Retype nothing but the lines from the start of the material up to and including the line with "(a2) at (184.5,394)". Pictures don't belong in the copy.

%%

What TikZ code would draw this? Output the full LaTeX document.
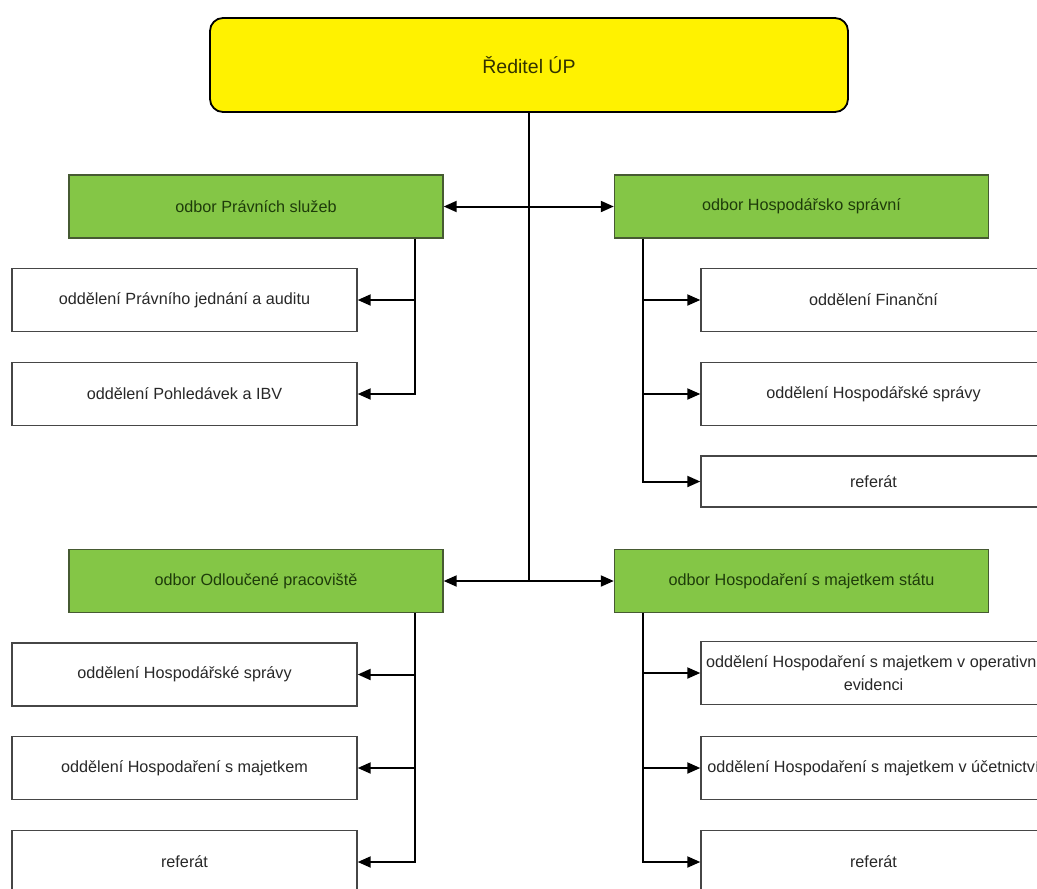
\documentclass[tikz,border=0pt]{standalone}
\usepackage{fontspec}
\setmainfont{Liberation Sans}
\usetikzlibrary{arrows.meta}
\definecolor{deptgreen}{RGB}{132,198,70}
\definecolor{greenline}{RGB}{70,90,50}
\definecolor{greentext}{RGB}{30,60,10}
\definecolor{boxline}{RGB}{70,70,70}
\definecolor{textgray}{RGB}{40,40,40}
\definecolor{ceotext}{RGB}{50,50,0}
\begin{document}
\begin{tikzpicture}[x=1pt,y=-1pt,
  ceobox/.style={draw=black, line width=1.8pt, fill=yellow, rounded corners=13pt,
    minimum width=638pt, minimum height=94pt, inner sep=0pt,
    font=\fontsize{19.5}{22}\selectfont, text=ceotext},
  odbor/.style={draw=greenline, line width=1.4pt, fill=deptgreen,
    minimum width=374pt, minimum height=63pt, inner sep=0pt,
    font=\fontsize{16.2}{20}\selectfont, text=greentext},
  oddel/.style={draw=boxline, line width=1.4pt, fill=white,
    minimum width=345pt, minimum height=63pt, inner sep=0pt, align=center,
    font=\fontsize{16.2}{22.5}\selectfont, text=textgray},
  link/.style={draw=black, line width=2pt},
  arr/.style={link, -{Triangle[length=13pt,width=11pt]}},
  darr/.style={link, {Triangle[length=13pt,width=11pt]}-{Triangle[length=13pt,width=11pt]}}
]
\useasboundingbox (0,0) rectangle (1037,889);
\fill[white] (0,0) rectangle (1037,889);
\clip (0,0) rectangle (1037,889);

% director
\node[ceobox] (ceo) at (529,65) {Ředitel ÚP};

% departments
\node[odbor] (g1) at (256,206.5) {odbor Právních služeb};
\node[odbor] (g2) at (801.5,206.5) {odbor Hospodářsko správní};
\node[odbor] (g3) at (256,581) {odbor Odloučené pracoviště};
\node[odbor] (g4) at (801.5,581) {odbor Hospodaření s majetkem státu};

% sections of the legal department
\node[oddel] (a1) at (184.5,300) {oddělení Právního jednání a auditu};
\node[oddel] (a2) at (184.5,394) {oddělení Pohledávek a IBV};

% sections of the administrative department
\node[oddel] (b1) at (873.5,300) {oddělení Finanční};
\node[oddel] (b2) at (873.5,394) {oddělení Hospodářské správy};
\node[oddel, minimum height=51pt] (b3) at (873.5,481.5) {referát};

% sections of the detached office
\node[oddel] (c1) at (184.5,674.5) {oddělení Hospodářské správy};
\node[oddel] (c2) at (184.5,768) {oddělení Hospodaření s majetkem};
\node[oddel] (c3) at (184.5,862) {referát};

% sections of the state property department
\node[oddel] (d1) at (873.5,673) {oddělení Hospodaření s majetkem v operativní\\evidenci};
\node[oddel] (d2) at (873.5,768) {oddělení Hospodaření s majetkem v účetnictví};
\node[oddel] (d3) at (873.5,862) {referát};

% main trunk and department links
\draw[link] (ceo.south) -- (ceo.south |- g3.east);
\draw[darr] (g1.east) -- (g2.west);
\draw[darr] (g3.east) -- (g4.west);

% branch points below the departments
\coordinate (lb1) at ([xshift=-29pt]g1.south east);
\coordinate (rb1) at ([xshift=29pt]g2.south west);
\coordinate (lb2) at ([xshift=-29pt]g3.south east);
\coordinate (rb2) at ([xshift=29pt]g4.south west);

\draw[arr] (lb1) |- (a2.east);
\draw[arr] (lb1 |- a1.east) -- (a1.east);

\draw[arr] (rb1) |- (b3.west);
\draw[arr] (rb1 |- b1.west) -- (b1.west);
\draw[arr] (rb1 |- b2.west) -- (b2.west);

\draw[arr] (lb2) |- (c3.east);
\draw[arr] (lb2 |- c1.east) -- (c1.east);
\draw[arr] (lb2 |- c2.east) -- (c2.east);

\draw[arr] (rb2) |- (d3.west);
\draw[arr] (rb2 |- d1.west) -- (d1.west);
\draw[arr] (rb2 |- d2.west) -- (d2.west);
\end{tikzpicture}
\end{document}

%%

Output for this task.
What TikZ code would draw this? Output the full LaTeX document.
\documentclass[tikz,border=0pt]{standalone}
\usepackage{fontspec}
\setmainfont{Liberation Sans}
\usetikzlibrary{arrows.meta}
\definecolor{deptgreen}{RGB}{132,198,70}
\definecolor{greenline}{RGB}{70,90,50}
\definecolor{greentext}{RGB}{30,60,10}
\definecolor{boxline}{RGB}{70,70,70}
\definecolor{textgray}{RGB}{40,40,40}
\definecolor{ceotext}{RGB}{50,50,0}
\begin{document}
\begin{tikzpicture}[x=1pt,y=-1pt,
  ceobox/.style={draw=black, line width=1.8pt, fill=yellow, rounded corners=13pt,
    minimum width=638pt, minimum height=94pt, inner sep=0pt,
    font=\fontsize{19.5}{22}\selectfont, text=ceotext},
  odbor/.style={draw=greenline, line width=1.4pt, fill=deptgreen,
    minimum width=374pt, minimum height=63pt, inner sep=0pt,
    font=\fontsize{16.2}{20}\selectfont, text=greentext},
  oddel/.style={draw=boxline, line width=1.4pt, fill=white,
    minimum width=345pt, minimum height=63pt, inner sep=0pt, align=center,
    font=\fontsize{16.2}{22.5}\selectfont, text=textgray},
  link/.style={draw=black, line width=2pt},
  arr/.style={link, -{Triangle[length=13pt,width=11pt]}},
  darr/.style={link, {Triangle[length=13pt,width=11pt]}-{Triangle[length=13pt,width=11pt]}}
]
\useasboundingbox (0,0) rectangle (1037,889);
\fill[white] (0,0) rectangle (1037,889);
\clip (0,0) rectangle (1037,889);

% director
\node[ceobox] (ceo) at (529,65) {Ředitel ÚP};

% departments
\node[odbor] (g1) at (256,206.5) {odbor Právních služeb};
\node[odbor] (g2) at (801.5,206.5) {odbor Hospodářsko správní};
\node[odbor] (g3) at (256,581) {odbor Odloučené pracoviště};
\node[odbor] (g4) at (801.5,581) {odbor Hospodaření s majetkem státu};

% sections of the legal department
\node[oddel] (a1) at (184.5,300) {oddělení Právního jednání a auditu};
\node[oddel] (a2) at (184.5,394) {oddělení Pohledávek a IBV};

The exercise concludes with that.